▼

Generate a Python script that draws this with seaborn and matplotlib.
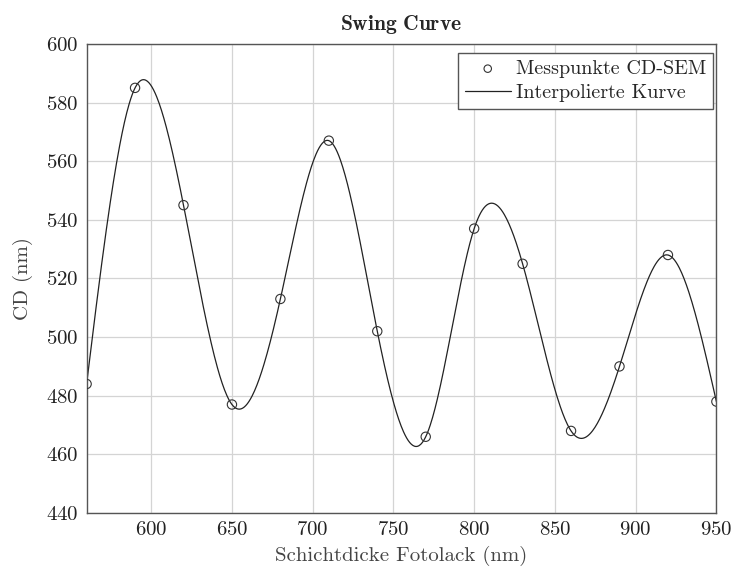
import numpy as np
import pandas as pd
import seaborn as sns
import matplotlib.pyplot as plt

# measured CD-SEM points
thickness = [560, 590, 620, 650, 680, 710, 740, 770, 800, 830, 860, 890, 920, 950]
cd_values = [484, 585, 545, 477, 513, 567, 502, 466, 537, 525, 468, 490, 528, 478]
x_ticks = [600, 650, 700, 750, 800, 850, 900, 950]
y_ticks = [440, 460, 480, 500, 520, 540, 560, 580, 600]


def cubic_spline(x, y, xs):
    # natural cubic spline through the measured points
    x = np.asarray(x, float)
    y = np.asarray(y, float)
    n = len(x)
    h = np.diff(x)
    A = np.zeros((n, n))
    b = np.zeros(n)
    A[0, 0] = A[-1, -1] = 1
    for i in range(1, n - 1):
        A[i, i - 1] = h[i - 1]
        A[i, i] = 2 * (h[i - 1] + h[i])
        A[i, i + 1] = h[i]
        b[i] = 3 * ((y[i + 1] - y[i]) / h[i] - (y[i] - y[i - 1]) / h[i - 1])
    c = np.linalg.solve(A, b)
    idx = np.clip(np.searchsorted(x, xs) - 1, 0, n - 2)
    dx = xs - x[idx]
    hi = h[idx]
    bb = (y[idx + 1] - y[idx]) / hi - hi * (2 * c[idx] + c[idx + 1]) / 3
    dd = (c[idx + 1] - c[idx]) / (3 * hi)
    return y[idx] + bb * dx + c[idx] * dx ** 2 + dd * dx ** 3


xs = np.linspace(thickness[0], thickness[-1], 800)
curve = pd.DataFrame({"x": xs, "cd": cubic_spline(thickness, cd_values, xs)})
points = pd.DataFrame({"x": thickness, "cd": cd_values})

sns.set_style("whitegrid")
plt.rcParams["font.family"] = "serif"
plt.rcParams["font.serif"] = ["cmr10", "DejaVu Serif"]
plt.rcParams["mathtext.fontset"] = "cm"
plt.rcParams["axes.formatter.use_mathtext"] = True

fig, ax = plt.subplots(figsize=(7.34, 5.70), dpi=100)
fig.subplots_adjust(left=0.118, right=0.976, top=0.923, bottom=0.1)

sns.scatterplot(data=points, x="x", y="cd", ax=ax, marker="o", s=45,
                facecolor="none", edgecolor="#333333", linewidth=0.8,
                label="Messpunkte CD-SEM", zorder=3)
sns.lineplot(data=curve, x="x", y="cd", ax=ax, color="#222222",
             linewidth=0.9, label="Interpolierte Kurve", zorder=2)

ax.set_xlim(560, 950)
ax.set_ylim(440, 600)
ax.set_xticks(x_ticks)
ax.set_yticks(y_ticks)
ax.grid(True, color="#d4d4d4", linewidth=0.9)
for sp in ax.spines.values():
    sp.set_color("#555555")
    sp.set_linewidth(1.0)
ax.tick_params(labelsize=15, length=0, pad=6, colors="#222222")

ax.set_xlabel("Schichtdicke Fotolack (nm)", fontsize=15, color="#444444",
              labelpad=5)
ax.set_ylabel("CD (nm)", fontsize=15, color="#444444", labelpad=9)
ax.set_title(r"$\mathbf{Swing\ Curve}$", fontsize=15.5, pad=10)

leg = ax.legend(loc="upper right", bbox_to_anchor=(0.995, 0.981),
                fontsize=14.5, frameon=True, fancybox=False,
                edgecolor="#555555", framealpha=1, handlelength=2.3,
                borderpad=0.35, labelspacing=0.3, handletextpad=0.25,
                borderaxespad=0, markerscale=0.8)
leg.get_frame().set_linewidth(1.0)

fig.savefig("out.png", dpi=100)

▲

Pictures are excluded; extract exactly the lines from the start of the data through the line that holds "import matplotlib.pyplot as plt", both ends included.

#### Written solution
Generate a Python script that draws this with seaborn and matplotlib.
import numpy as np
import pandas as pd
import seaborn as sns
import matplotlib.pyplot as plt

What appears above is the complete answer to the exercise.